§ Exercise details
Select each line where the word "matplotlib" appears.

=== Dataset content ===

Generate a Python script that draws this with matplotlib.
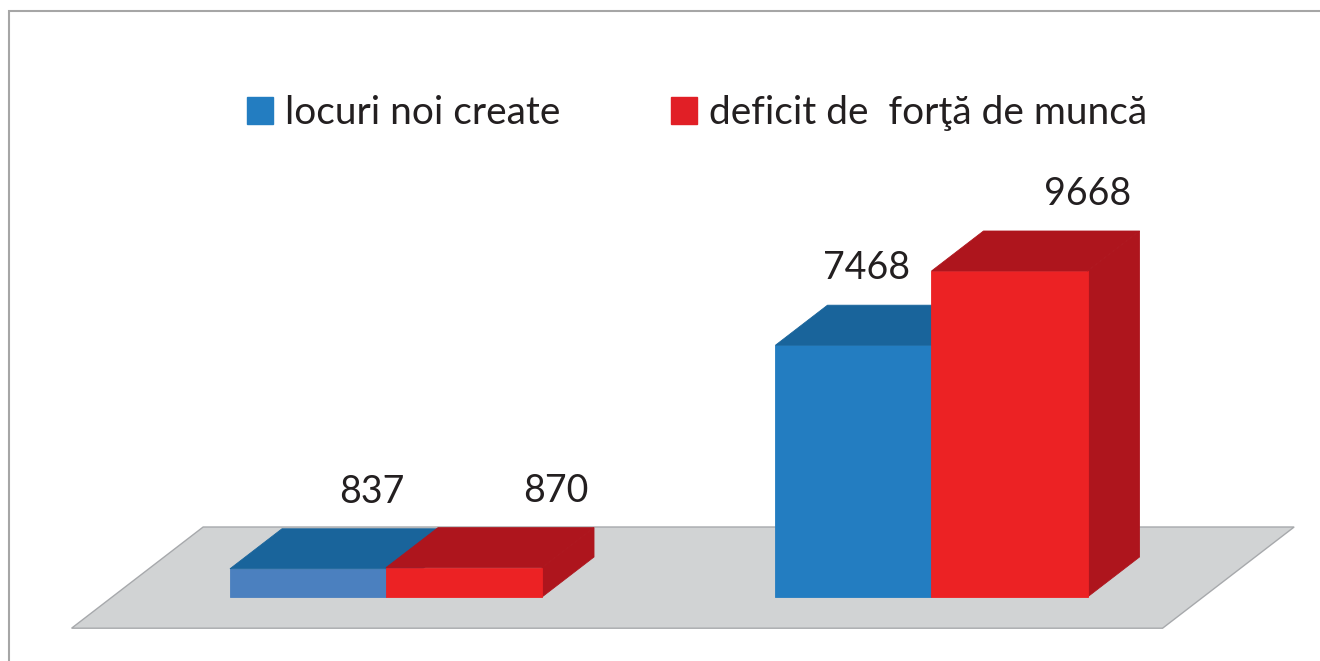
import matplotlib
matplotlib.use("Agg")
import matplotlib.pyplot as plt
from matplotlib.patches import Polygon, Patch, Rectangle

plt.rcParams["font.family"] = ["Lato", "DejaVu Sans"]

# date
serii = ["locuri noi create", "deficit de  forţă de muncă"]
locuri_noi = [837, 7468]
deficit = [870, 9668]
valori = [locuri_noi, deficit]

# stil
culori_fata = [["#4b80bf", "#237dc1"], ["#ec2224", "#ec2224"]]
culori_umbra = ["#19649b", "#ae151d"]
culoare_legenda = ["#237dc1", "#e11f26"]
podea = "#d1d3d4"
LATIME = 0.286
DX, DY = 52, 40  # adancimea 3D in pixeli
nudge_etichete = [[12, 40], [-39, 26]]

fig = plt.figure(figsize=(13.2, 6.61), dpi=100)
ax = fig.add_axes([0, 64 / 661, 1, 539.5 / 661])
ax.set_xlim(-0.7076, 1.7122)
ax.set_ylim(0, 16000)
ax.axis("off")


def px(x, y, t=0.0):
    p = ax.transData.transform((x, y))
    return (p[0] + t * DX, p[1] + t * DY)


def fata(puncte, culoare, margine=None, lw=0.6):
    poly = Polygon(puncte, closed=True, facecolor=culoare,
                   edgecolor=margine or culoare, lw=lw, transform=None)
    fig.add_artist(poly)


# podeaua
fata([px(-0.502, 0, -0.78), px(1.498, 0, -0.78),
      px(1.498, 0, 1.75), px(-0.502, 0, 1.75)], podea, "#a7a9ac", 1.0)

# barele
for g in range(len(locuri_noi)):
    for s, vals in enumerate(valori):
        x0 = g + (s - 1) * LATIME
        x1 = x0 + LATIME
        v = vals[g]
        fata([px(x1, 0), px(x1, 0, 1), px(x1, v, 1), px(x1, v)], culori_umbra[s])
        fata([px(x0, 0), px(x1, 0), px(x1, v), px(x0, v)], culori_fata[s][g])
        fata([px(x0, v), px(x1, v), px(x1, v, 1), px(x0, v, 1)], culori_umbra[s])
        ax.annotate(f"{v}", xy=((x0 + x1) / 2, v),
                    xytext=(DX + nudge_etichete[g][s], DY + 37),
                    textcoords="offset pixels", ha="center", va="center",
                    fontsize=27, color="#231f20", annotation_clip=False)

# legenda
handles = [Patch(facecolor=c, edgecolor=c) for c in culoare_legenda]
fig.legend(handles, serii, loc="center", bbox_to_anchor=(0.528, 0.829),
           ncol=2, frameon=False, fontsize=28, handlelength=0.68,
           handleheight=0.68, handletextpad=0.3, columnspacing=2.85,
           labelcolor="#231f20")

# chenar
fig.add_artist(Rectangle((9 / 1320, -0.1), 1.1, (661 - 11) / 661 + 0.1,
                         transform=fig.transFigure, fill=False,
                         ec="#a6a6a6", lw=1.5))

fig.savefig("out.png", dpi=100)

===

§ Task result
Generate a Python script that draws this with matplotlib.
import matplotlib
matplotlib.use("Agg")
import matplotlib.pyplot as plt
from matplotlib.patches import Polygon, Patch, Rectangle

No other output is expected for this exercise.